China holds CIIE to widen market access to the rest of the world and to support economic globalisation. Since inception of the event in 2018, the world’s largest import fair has provided a big opportunity for companies from developing countries to export their products to the Chinese market. Because of its central role in promoting China’s continued integration into the global economy, CIIE has received much attention from Africa, with participation from the continent increasing over the years. Nigerian firms have attended the exhibition and featured products, such as Adire. This year, the International Trade Centre (ITC) brought almost 70 micro, small and medium-sized enterprises from 31 developing countries in Africa, Asia, Latin America and the Caribbean to participate in CIIE. The 67 small businesses promoted food and agricultural products, consumer goods and service offerings at the Enterprise and Business Exhibition.

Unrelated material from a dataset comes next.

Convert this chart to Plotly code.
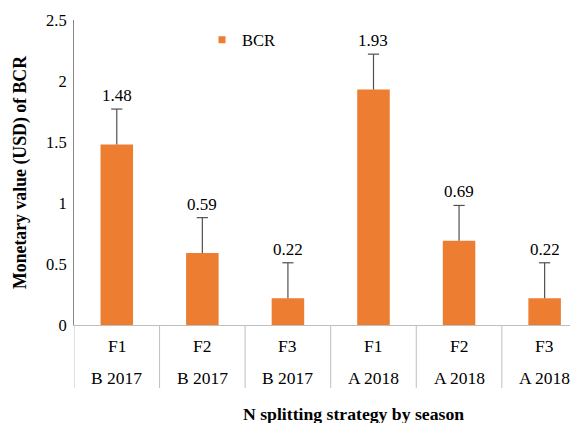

ITC Executive Director Pamela Coke Hamilton said: “The China International Import and Expo provides an unparalleled platform for small businesses to connect with the Chinese market. We are supporting 67 small companies to participate in the China International Import Expo. ITC carefully selected these companies and worked with them to ensure their quality and capacities meet the requirements of the Chinese market.”
ITC’s contribution to CIIE is part of a long-term partnership with China to support South-South cooperation and trade competitiveness, with a focus on least developed countries in Africa, Latin America and the Caribbean, and Asia.
As an official partner of the Expo and in collaboration with the Ministry of Commerce of China (MOFCOM), ITC has supported the participation of more than 200 small businesses from more than 30 developing countries in this important exhibition since its inaugural event in 2018. By promoting their products and services, and organising business matchmaking events, ITC helps businesses take advantage of the Chinese market. In the past four years, ITC has helped them to reach business deals worth about $20 million.